Robust Collision-Free Guidance for Multirotor Aerial Vehicles Under Short-Range Sensors

This paper is concerned with the translational guidance of multirotor aerial vehicles with uncertain dynamics and equipped with short-range detection sensors in a scenario containing disturbances/uncertainties, multiple accelerated obstacles, and velocity constraints. To address this problem, we propose a robust guidance strategy based on the continuous control obstacles method. To handle disturbances and uncertainties, the proposed method tightens the position and velocity admissible sets according to the respective tracking errors. Moreover, a hybrid prescribed-time arbitrary-order differentiator is employed to robustly estimate the obstacles' velocities and accelerations within a prescribed time interval using measurements from a short-range sensor. As a result, the proposed method can fit into the available time for executing an avoidance maneuver upon the detection and tracking of obstacles.
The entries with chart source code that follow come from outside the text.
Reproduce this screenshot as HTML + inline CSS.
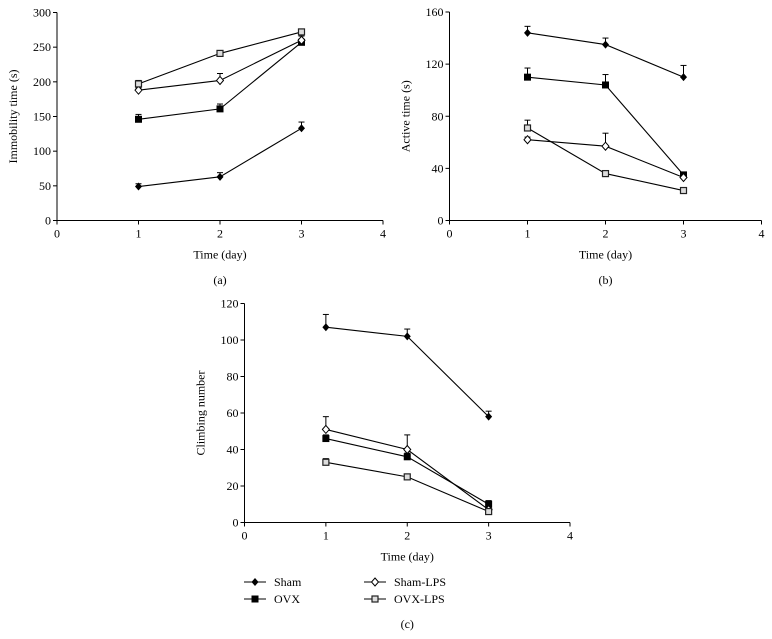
<!DOCTYPE html>
<html><head><meta charset="utf-8">
<style>
body{margin:0;background:#fff;}
svg{display:block;font-family:"Liberation Serif",serif;}
</style></head>
<body>
<svg id="fig" width="772" height="639" viewBox="0 0 772 639"></svg>
<script>
const days=[1,2,3];
const xTicks=[0,1,2,3,4];
const seriesNames=["Sham","OVX","Sham-LPS","OVX-LPS"];
const markers=["diamondFilled","squareFilled","diamondOpen","squareOpen"];
// Panel a: immobility time
const aSham=[49,63,133], aShamErr=[4,6,9];
const aOVX=[146,161,257], aOVXErr=[7,7,3];
const aShamLPS=[188,202,260], aShamLPSErr=[3,10,6];
const aOVXLPS=[197,241,272], aOVXLPSErr=[5,2,2];
const aTicks=[0,50,100,150,200,250,300];
// Panel b: active time
const bSham=[144,135,110], bShamErr=[5,5,9];
const bOVX=[110,104,35], bOVXErr=[7,8,2];
const bShamLPS=[62,57,33], bShamLPSErr=[2,10,2];
const bOVXLPS=[71,36,23], bOVXLPSErr=[6,2,1];
const bTicks=[0,40,80,120,160];
// Panel c: climbing number
const cSham=[107,102,58], cShamErr=[7,4,3];
const cOVX=[46,36,10], cOVXErr=[2,2,2];
const cShamLPS=[51,40,7], cShamLPSErr=[7,8,1];
const cOVXLPS=[33,25,6], cOVXLPSErr=[2,1,1];
const cTicks=[0,20,40,60,80,100,120];

const NS="http://www.w3.org/2000/svg";
const svg=document.getElementById('fig');
function el(tag,attrs,parent){const e=document.createElementNS(NS,tag);for(const k in attrs)e.setAttribute(k,attrs[k]);(parent||svg).appendChild(e);return e;}
function txt(s,attrs,parent){const t=el('text',attrs,parent);t.textContent=s;return t;}

function marker(type,x,y,g){
  let m;
  if(type==="diamondFilled"){m=el('polygon',{points:`${x},${y-4} ${x+3.5},${y} ${x},${y+4} ${x-3.5},${y}`,fill:'#000'},g);}
  else if(type==="diamondOpen"){m=el('polygon',{points:`${x},${y-4} ${x+3.5},${y} ${x},${y+4} ${x-3.5},${y}`,fill:'#fff',stroke:'#000','stroke-width':1},g);}
  else if(type==="squareFilled"){m=el('rect',{x:x-3.5,y:y-3.5,width:7,height:7,fill:'#000'},g);}
  else {m=el('rect',{x:x-3,y:y-3,width:6,height:6,fill:'#ddd',stroke:'#222','stroke-width':1.2},g);}
  
  
}

function panel(opt){
  const g=el('g',{});
  
  
  const X=v=>opt.x0+(opt.x4-opt.x0)*v/4;
  const Y=v=>opt.y0-(opt.y0-opt.yTop)*v/opt.yMax;
  const ax=el('line',{x1:opt.x0,y1:opt.y0,x2:opt.x4,y2:opt.y0,stroke:'#000','stroke-width':1},g);
  
  const ay=el('line',{x1:opt.x0,y1:opt.y0,x2:opt.x0,y2:opt.yTop,stroke:'#000','stroke-width':1},g);
  
  xTicks.forEach(v=>{
    el('line',{x1:X(v),y1:opt.y0,x2:X(v),y2:opt.y0+4,stroke:'#000'},g);
    const t=txt(String(v),{x:X(v),y:opt.y0+17,'text-anchor':'middle','font-size':12},g);
    
  });
  opt.ticks.forEach(v=>{
    el('line',{x1:opt.x0-4,y1:Y(v),x2:opt.x0,y2:Y(v),stroke:'#000'},g);
    const t=txt(String(v),{x:opt.x0-6,y:Y(v)+4,'text-anchor':'end','font-size':12},g);
    
  });
  const xt=txt('Time (day)',{x:X(2),y:opt.y0+38,'text-anchor':'middle','font-size':12},g);
  
  const ytx=opt.x0-40, yty=(opt.y0+opt.yTop)/2;
  const yt=txt(opt.ytitle,{x:ytx,y:yty,'text-anchor':'middle','font-size':12,transform:`rotate(-90 ${ytx} ${yty})`},g);
  
  const pl=txt(opt.label,{x:X(2),y:opt.labelY,'text-anchor':'middle','font-size':12},g);
  
  opt.series.forEach((s,i)=>{
    const sg=el('g',{},g);
    
    
    // error bars
    s[0].forEach((v,j)=>{
      const x=X(days[j]);
      el('line',{x1:x,y1:Y(v),x2:x,y2:Y(v+s[1][j]),stroke:'#000','stroke-width':1},sg);
      el('line',{x1:x-3,y1:Y(v+s[1][j]),x2:x+3,y2:Y(v+s[1][j]),stroke:'#000','stroke-width':1},sg);
    });
    const pts=s[0].map((v,j)=>X(days[j])+','+Y(v)).join(' ');
    const line=el('polyline',{points:pts,fill:'none',stroke:'#000','stroke-width':1.1},sg);
    
    
    s[0].forEach((v,j)=>marker(markers[i],X(days[j]),Y(v),sg));
  });
}

panel({name:'panel-a',x0:57,x4:383,y0:220.5,yTop:12.5,yMax:300,ticks:aTicks,ytitle:'Immobility time (s)',label:'(a)',labelY:284,
  series:[[aSham,aShamErr],[aOVX,aOVXErr],[aShamLPS,aShamLPSErr],[aOVXLPS,aOVXLPSErr]]});
panel({name:'panel-b',x0:449.5,x4:761.5,y0:220.5,yTop:12,yMax:160,ticks:bTicks,ytitle:'Active time (s)',label:'(b)',labelY:284,
  series:[[bSham,bShamErr],[bOVX,bOVXErr],[bShamLPS,bShamLPSErr],[bOVXLPS,bOVXLPSErr]]});
panel({name:'panel-c',x0:244.5,x4:570,y0:522.5,yTop:303.5,yMax:120,ticks:cTicks,ytitle:'Climbing number',label:'(c)',labelY:628,
  series:[[cSham,cShamErr],[cOVX,cOVXErr],[cShamLPS,cShamLPSErr],[cOVXLPS,cOVXLPSErr]]});

// legend
const lg=el('g',{});


const legPos=[[244,582],[244,599],[364,582],[364,599]];
seriesNames.forEach((n,i)=>{
  const [x,y]=legPos[i];
  const eg=el('g',{},lg);
  
  
  el('line',{x1:x,y1:y,x2:x+22,y2:y,stroke:'#000','stroke-width':1.1},eg);
  marker(markers[i],x+11,y,eg);
  txt(n,{x:x+30,y:y+4,'font-size':12},eg);
});
</script>
</body></html>
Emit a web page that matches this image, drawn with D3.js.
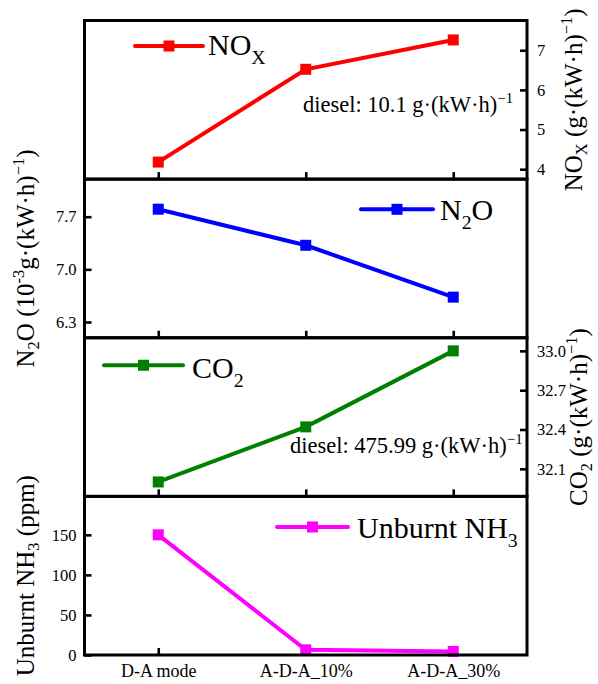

Then, we build a set of possible future positions for the obstacles according to their observed velocities and accelerations, and use this set to calculate a position command for the guided vehicle. The proposed method is experimentally evaluated using an augmented-reality setup composed of a Crazyflie quadcopter, motion capture cameras, and virtual obstacles. The results show that the proposed method is viable for real-time implementation and effective in providing collision avoidance and satisfying velocity constraints.